The FDIC said it is rescinding earlier guidance that required supervised institutions to notify the agency before engaging in cryptocurrency activities. The move signals a shift in regulatory policy under the Trump administration.
“With today’s action, the FDIC is turning the page on the flawed approach of the past three years,” Acting Chair Travis Hill said. “This is one of several steps the FDIC will take to create a framework for banks to engage in crypto and blockchain-related activities while maintaining safety and soundness standards.”
The FDIC had previously warned that crypto posed risks to the banking system. In 2022, it issued a Financial Institution Letter instructing banks to inform regulators about their crypto involvement. That requirement has now been lifted.
The agency also moved to eliminate “reputational risk” as a factor in supervising banks.
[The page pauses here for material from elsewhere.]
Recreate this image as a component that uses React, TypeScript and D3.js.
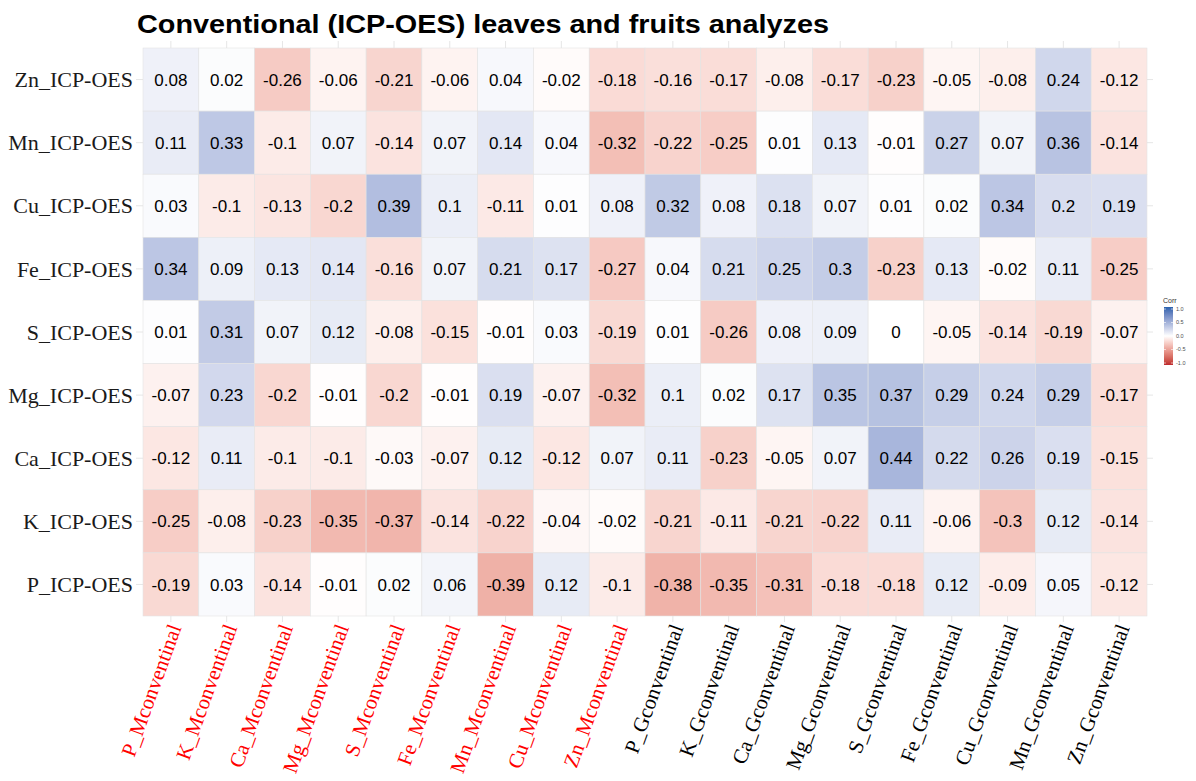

Crypto firms have long claimed they were unfairly denied access to financial services under prior rules.
President Donald Trump has criticized the Biden administration’s handling of cryptocurrency regulation, arguing it restricted banking access for crypto businesses. Bo Hines, executive director of the President’s Council of Advisers for Digital Assets, called the FDIC’s decision “another big win” for the industry.